Fighting was also reported yesterday around the southeastern mountain town of Vedeno, a rebel stronghold. And the Russians were said to be again bombing the south-western village of Shazhali, despite the local prosecutor's inquiry into why the settlement was attacked earlier this week after elders signed a peace agreement with federal forces.

All this is disappointing news for President Yeltsin who last Sunday staked his political future on a peace plan announced on national television. The Kremlin leader, however, pressed on with a meet-the-people tour in the south Russian city of Belgorod, a stronghold of his communist opponents. Back in Moscow, another of Mr Yeltsin's rivals, the extreme nationalist Vladimir Zhirinovsky officially registered himself for the election on 16 June.

The latest opinion poll showed the communist leader, Gennady Zyuganov, still in the lead with a predicted 21 per cent of the vote although Mr Yeltsin was closing on him with 19 per cent. Another poll showed that for 62 per cent of Russian voters, ending the war in Chechnya was the top priority.

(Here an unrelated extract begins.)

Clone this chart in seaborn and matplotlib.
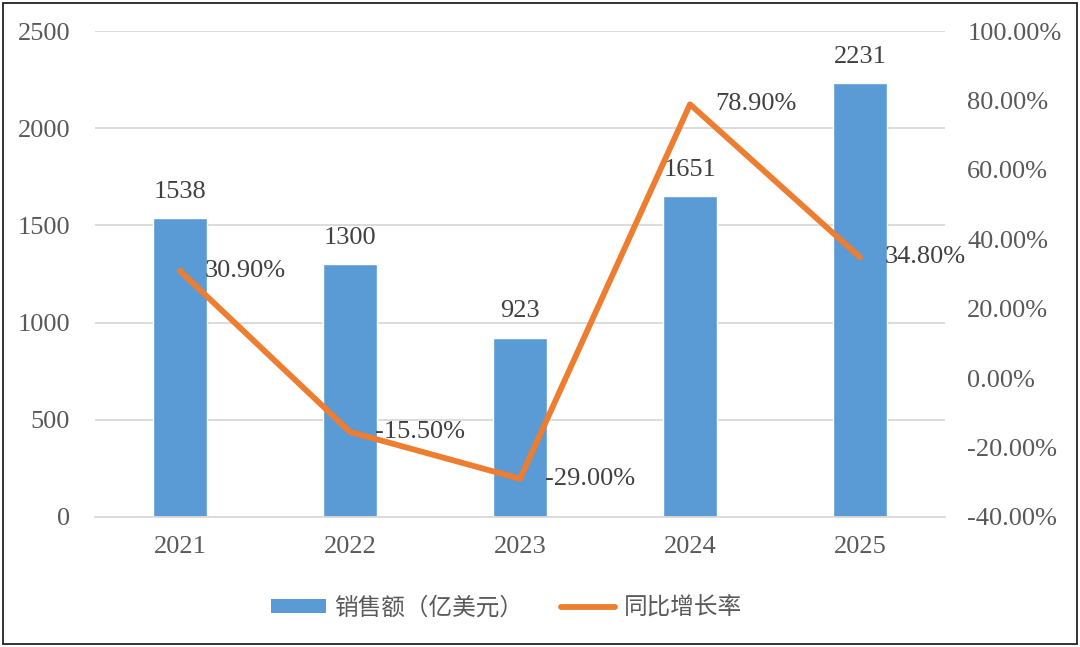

With this in mind, Mr Yeltsin on Sunday announced a unilateral halt to military operations and promised a partial troop withdrawal. He also appointed Prime Minister Viktor Chernomyrdin as head of a new state commission charged with settling the conflict and offered to open talks with the Chechen separatist leader, General Dzhokhar Dudayev, through mediators.

Yesterday Mr Chernomyrdin was preparing to hold the first meeting of his commission.

There was no word from General Dudayev, whose fighters have poured scorn on Moscow's plan. But the head of Mr Yeltsin's working group on Chechnya, Emil Pain, was quoted in the Russian press yesterday as saying not all in General Dudayev's circle insisted on full independence and some might be ready to bargain.